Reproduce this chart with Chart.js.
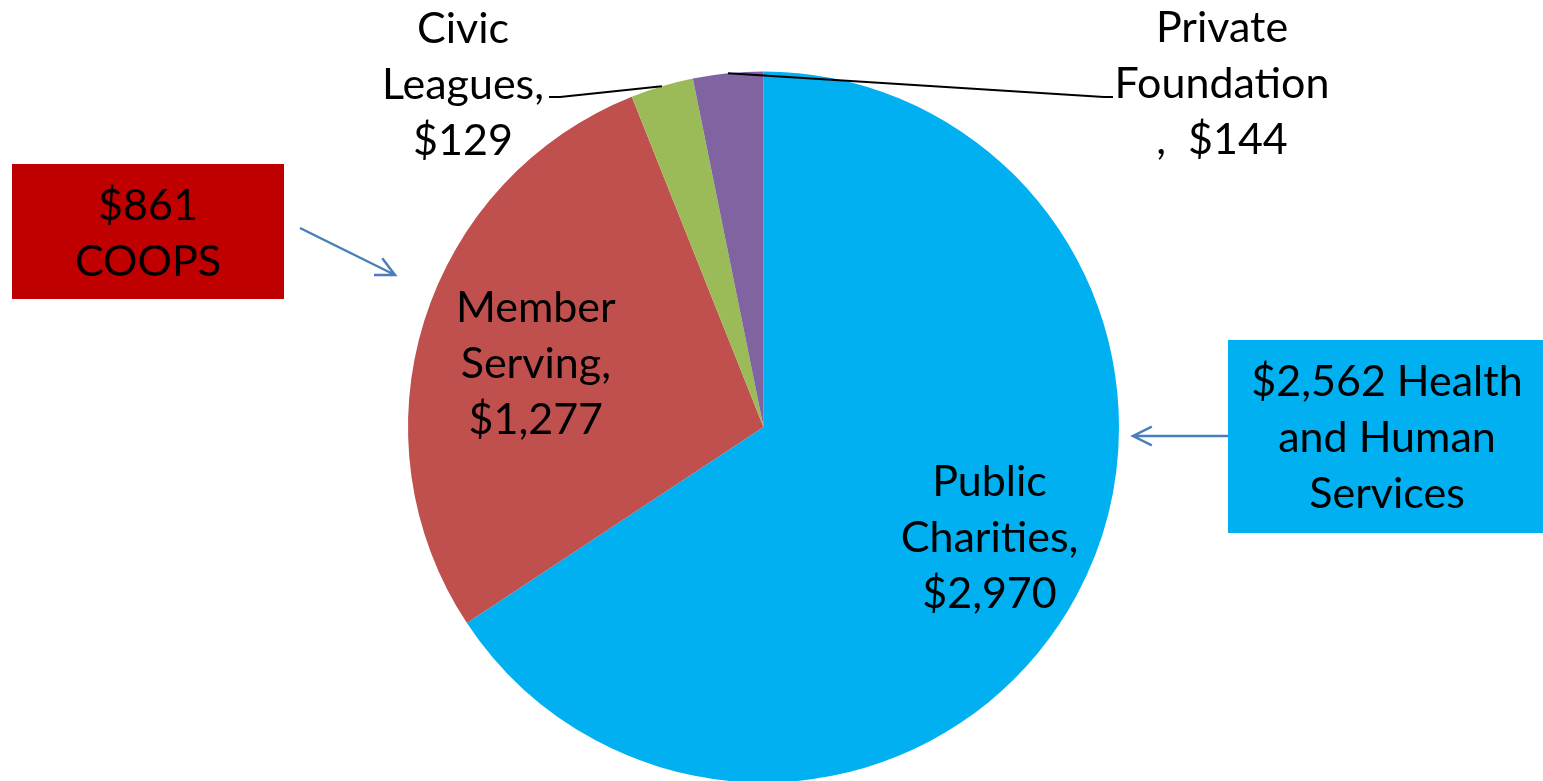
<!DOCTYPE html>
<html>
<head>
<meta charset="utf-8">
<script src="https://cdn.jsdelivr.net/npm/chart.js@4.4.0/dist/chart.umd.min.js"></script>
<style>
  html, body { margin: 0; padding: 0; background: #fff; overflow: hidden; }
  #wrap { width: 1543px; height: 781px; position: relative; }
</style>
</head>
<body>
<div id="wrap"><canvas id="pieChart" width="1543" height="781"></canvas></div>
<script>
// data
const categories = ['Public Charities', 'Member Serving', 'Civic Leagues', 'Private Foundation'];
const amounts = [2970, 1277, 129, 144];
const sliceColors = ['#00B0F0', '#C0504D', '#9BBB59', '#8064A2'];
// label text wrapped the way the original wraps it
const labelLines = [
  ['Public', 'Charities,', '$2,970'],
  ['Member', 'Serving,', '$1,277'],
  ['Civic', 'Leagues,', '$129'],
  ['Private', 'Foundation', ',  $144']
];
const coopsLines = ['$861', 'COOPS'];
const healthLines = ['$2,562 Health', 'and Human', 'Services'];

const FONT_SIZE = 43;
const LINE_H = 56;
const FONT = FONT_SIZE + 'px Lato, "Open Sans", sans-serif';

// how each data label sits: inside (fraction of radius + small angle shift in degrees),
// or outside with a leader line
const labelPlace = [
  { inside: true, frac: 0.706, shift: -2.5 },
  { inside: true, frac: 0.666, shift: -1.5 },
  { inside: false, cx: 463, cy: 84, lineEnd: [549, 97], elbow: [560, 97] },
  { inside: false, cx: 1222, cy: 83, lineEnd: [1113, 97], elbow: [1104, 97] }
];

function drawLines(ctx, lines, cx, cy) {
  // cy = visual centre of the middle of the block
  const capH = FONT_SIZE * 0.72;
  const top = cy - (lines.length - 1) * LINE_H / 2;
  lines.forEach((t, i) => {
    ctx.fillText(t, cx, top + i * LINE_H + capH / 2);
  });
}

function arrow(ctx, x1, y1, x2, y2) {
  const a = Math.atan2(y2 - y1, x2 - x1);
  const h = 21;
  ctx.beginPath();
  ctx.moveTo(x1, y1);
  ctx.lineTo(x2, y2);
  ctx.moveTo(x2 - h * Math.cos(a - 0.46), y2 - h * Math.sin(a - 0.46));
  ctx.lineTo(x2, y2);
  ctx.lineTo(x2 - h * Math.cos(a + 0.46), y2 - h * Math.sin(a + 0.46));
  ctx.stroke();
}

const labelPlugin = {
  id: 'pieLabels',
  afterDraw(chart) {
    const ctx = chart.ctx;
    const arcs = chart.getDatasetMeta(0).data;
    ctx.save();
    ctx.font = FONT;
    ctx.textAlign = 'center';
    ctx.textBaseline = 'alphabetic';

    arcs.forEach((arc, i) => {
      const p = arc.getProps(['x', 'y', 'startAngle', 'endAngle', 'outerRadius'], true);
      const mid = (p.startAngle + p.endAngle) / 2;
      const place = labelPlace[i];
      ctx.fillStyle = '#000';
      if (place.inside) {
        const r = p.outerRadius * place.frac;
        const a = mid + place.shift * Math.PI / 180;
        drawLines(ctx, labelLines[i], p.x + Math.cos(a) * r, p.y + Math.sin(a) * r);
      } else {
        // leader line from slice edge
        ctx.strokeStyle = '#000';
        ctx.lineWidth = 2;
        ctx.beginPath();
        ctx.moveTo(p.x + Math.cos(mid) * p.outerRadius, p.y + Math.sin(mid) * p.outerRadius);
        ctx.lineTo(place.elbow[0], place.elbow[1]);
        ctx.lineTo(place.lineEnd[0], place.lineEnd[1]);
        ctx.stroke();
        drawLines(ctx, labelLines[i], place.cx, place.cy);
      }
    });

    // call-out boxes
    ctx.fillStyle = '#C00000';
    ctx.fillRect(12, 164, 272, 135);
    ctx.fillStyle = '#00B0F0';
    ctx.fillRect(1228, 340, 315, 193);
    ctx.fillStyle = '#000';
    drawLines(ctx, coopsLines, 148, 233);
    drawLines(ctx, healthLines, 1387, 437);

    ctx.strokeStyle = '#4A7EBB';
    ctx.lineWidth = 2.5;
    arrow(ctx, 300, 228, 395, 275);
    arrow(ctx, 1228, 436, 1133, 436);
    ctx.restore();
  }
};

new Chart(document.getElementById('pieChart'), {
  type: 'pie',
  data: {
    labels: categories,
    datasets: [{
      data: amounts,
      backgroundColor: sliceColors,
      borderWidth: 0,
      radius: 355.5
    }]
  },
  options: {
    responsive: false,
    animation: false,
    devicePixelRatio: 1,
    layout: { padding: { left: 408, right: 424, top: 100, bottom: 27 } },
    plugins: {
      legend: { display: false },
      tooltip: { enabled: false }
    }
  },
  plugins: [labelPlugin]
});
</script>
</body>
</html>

•••••

TO DO:
Write out the whole listing exactly, and drop the pictures.

EXERCISE RESULT:
Reproduce this chart with Chart.js.
<!DOCTYPE html>
<html>
<head>
<meta charset="utf-8">
<script src="https://cdn.jsdelivr.net/npm/chart.js@4.4.0/dist/chart.umd.min.js"></script>
<style>
  html, body { margin: 0; padding: 0; background: #fff; overflow: hidden; }
  #wrap { width: 1543px; height: 781px; position: relative; }
</style>
</head>
<body>
<div id="wrap"><canvas id="pieChart" width="1543" height="781"></canvas></div>
<script>
// data
const categories = ['Public Charities', 'Member Serving', 'Civic Leagues', 'Private Foundation'];
const amounts = [2970, 1277, 129, 144];
const sliceColors = ['#00B0F0', '#C0504D', '#9BBB59', '#8064A2'];
// label text wrapped the way the original wraps it
const labelLines = [
  ['Public', 'Charities,', '$2,970'],
  ['Member', 'Serving,', '$1,277'],
  ['Civic', 'Leagues,', '$129'],
  ['Private', 'Foundation', ',  $144']
];
const coopsLines = ['$861', 'COOPS'];
const healthLines = ['$2,562 Health', 'and Human', 'Services'];

const FONT_SIZE = 43;
const LINE_H = 56;
const FONT = FONT_SIZE + 'px Lato, "Open Sans", sans-serif';

// how each data label sits: inside (fraction of radius + small angle shift in degrees),
// or outside with a leader line
const labelPlace = [
  { inside: true, frac: 0.706, shift: -2.5 },
  { inside: true, frac: 0.666, shift: -1.5 },
  { inside: false, cx: 463, cy: 84, lineEnd: [549, 97], elbow: [560, 97] },
  { inside: false, cx: 1222, cy: 83, lineEnd: [1113, 97], elbow: [1104, 97] }
];

function drawLines(ctx, lines, cx, cy) {
  // cy = visual centre of the middle of the block
  const capH = FONT_SIZE * 0.72;
  const top = cy - (lines.length - 1) * LINE_H / 2;
  lines.forEach((t, i) => {
    ctx.fillText(t, cx, top + i * LINE_H + capH / 2);
  });
}

function arrow(ctx, x1, y1, x2, y2) {
  const a = Math.atan2(y2 - y1, x2 - x1);
  const h = 21;
  ctx.beginPath();
  ctx.moveTo(x1, y1);
  ctx.lineTo(x2, y2);
  ctx.moveTo(x2 - h * Math.cos(a - 0.46), y2 - h * Math.sin(a - 0.46));
  ctx.lineTo(x2, y2);
  ctx.lineTo(x2 - h * Math.cos(a + 0.46), y2 - h * Math.sin(a + 0.46));
  ctx.stroke();
}

const labelPlugin = {
  id: 'pieLabels',
  afterDraw(chart) {
    const ctx = chart.ctx;
    const arcs = chart.getDatasetMeta(0).data;
    ctx.save();
    ctx.font = FONT;
    ctx.textAlign = 'center';
    ctx.textBaseline = 'alphabetic';

    arcs.forEach((arc, i) => {
      const p = arc.getProps(['x', 'y', 'startAngle', 'endAngle', 'outerRadius'], true);
      const mid = (p.startAngle + p.endAngle) / 2;
      const place = labelPlace[i];
      ctx.fillStyle = '#000';
      if (place.inside) {
        const r = p.outerRadius * place.frac;
        const a = mid + place.shift * Math.PI / 180;
        drawLines(ctx, labelLines[i], p.x + Math.cos(a) * r, p.y + Math.sin(a) * r);
      } else {
        // leader line from slice edge
        ctx.strokeStyle = '#000';
        ctx.lineWidth = 2;
        ctx.beginPath();
        ctx.moveTo(p.x + Math.cos(mid) * p.outerRadius, p.y + Math.sin(mid) * p.outerRadius);
        ctx.lineTo(place.elbow[0], place.elbow[1]);
        ctx.lineTo(place.lineEnd[0], place.lineEnd[1]);
        ctx.stroke();
        drawLines(ctx, labelLines[i], place.cx, place.cy);
      }
    });

    // call-out boxes
    ctx.fillStyle = '#C00000';
    ctx.fillRect(12, 164, 272, 135);
    ctx.fillStyle = '#00B0F0';
    ctx.fillRect(1228, 340, 315, 193);
    ctx.fillStyle = '#000';
    drawLines(ctx, coopsLines, 148, 233);
    drawLines(ctx, healthLines, 1387, 437);

    ctx.strokeStyle = '#4A7EBB';
    ctx.lineWidth = 2.5;
    arrow(ctx, 300, 228, 395, 275);
    arrow(ctx, 1228, 436, 1133, 436);
    ctx.restore();
  }
};

new Chart(document.getElementById('pieChart'), {
  type: 'pie',
  data: {
    labels: categories,
    datasets: [{
      data: amounts,
      backgroundColor: sliceColors,
      borderWidth: 0,
      radius: 355.5
    }]
  },
  options: {
    responsive: false,
    animation: false,
    devicePixelRatio: 1,
    layout: { padding: { left: 408, right: 424, top: 100, bottom: 27 } },
    plugins: {
      legend: { display: false },
      tooltip: { enabled: false }
    }
  },
  plugins: [labelPlugin]
});
</script>
</body>
</html>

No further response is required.